In der Kirche Singen
by Kristin Schmidt
Das Kirchengesangbuch, immer wieder neu und in hoher Zahl aufgelegt, mit vielen hundert Seiten und Liednummern, zeigt es an: Kirche und Singen gehören zusammen, seit langem schon und nach wie vor. Aber nicht für jeden einfach so. Pfarrer Andreas Ennulat denkt viel über gottesdiensttaugliche Lieder nach und wählt keines, bloss weil es im Gesangbuch einer Feier oder einer liturgischen Zeit im Kirchenjahr zugeordnet ist. Der Gründe dafür sind zweierlei: Sowohl inhaltliche Fragen wollen bedacht sein, aber auch die Singpraxis der Gemeinde. Für Ennulat ist «nicht jedes Lied inhaltlich stimmig, nicht jedes steht mehr im richtigen Kontext oder hat die richtige Aussage». Direkte Forderungen an einen personalisierten Gott etwa entsprechen zeitgenössischen Glaubenseinstellungen nicht mehr: «Viele der Kerninhalte stimmen noch, aber was im 16., 17. oder 18. Jahrhundert sinnreich war, müsste heute anders formuliert werden». Zu den noch immer gut passenden Liedern gehören für Ennulat die Nummern 530 und 537 aus dem Gesangbuch: «Himmel, Erde, Luft und Meer» und «Geh aus mein Herz und suche Freud» machen Naturmystik allgemein verständlich, der Bezug zum personalisierten Gott ist zwar da, aber nicht um zu fordern, sondern die Schöpfung zu loben.

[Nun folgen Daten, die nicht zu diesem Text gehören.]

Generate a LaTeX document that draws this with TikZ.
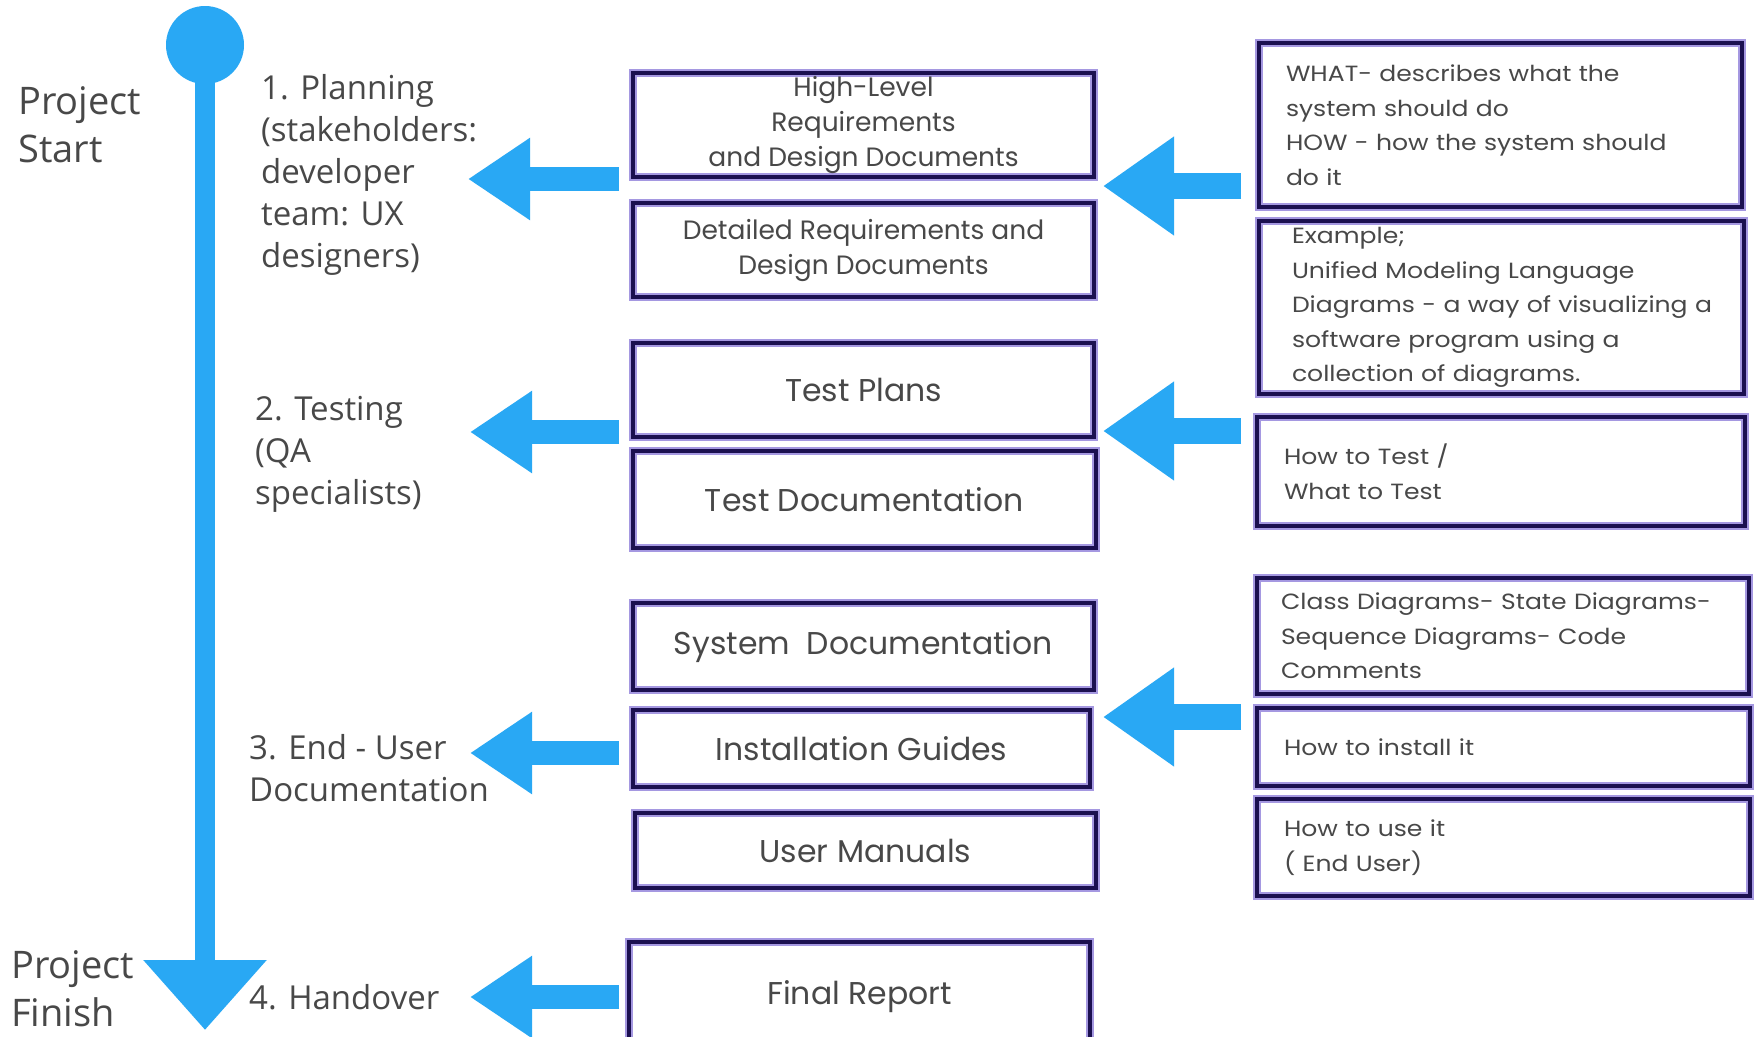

Das Gesangbuch wartet freilich auch mit neuem Liedgut auf, doch dieses kennen die traditionellen Gottesdienstbesucherinnen und -besucher kaum; und um es einfach zu singen, fehlt die Praxis: «Um mit der Kirchgemeinde neue Lieder einzuüben, wären Gesangstalente nötig». Zu denen zählt sich Ennulat nicht, ausserdem ist die Zahl der potentiell Mitsingenden inzwischen sehr klein: «Erst ab 25 Personen würden wieder andere Dinge möglich.» Pfarrer Ennulat sucht deshalb neue Wege, um die Gottesdienste zu gestalten: «So gab es zum Bettag einen halbstündigen Kurzgottesdienst mit Orgelbegleitung und einer Slam Poetin.» Mit musikalischen Soli oder der Orgel verleiht Ennulat nicht nur speziellen Gottesdiensten eine Struktur: «Jeder Gottesdienst ist wie ein Bauwerk. Er ist vom ersten Ton bis zum letzten Ton aufeinander abgestimmt und ergibt so ein harmonisches Ganzes.» Da kommt es auch auf die richtigen Lieder an.
Andreas Ennulat (*1955) studierte Theologie in Göttingen, arbeitete und promovierte an der Universität Bern und leitete 1991–1994 das Tagungszentrum Schloss Wartensee. Seit 2000 ist er Pfarrer der Gemeinde Wolfhalden AR und wird dort Ende 2019 pensioniert.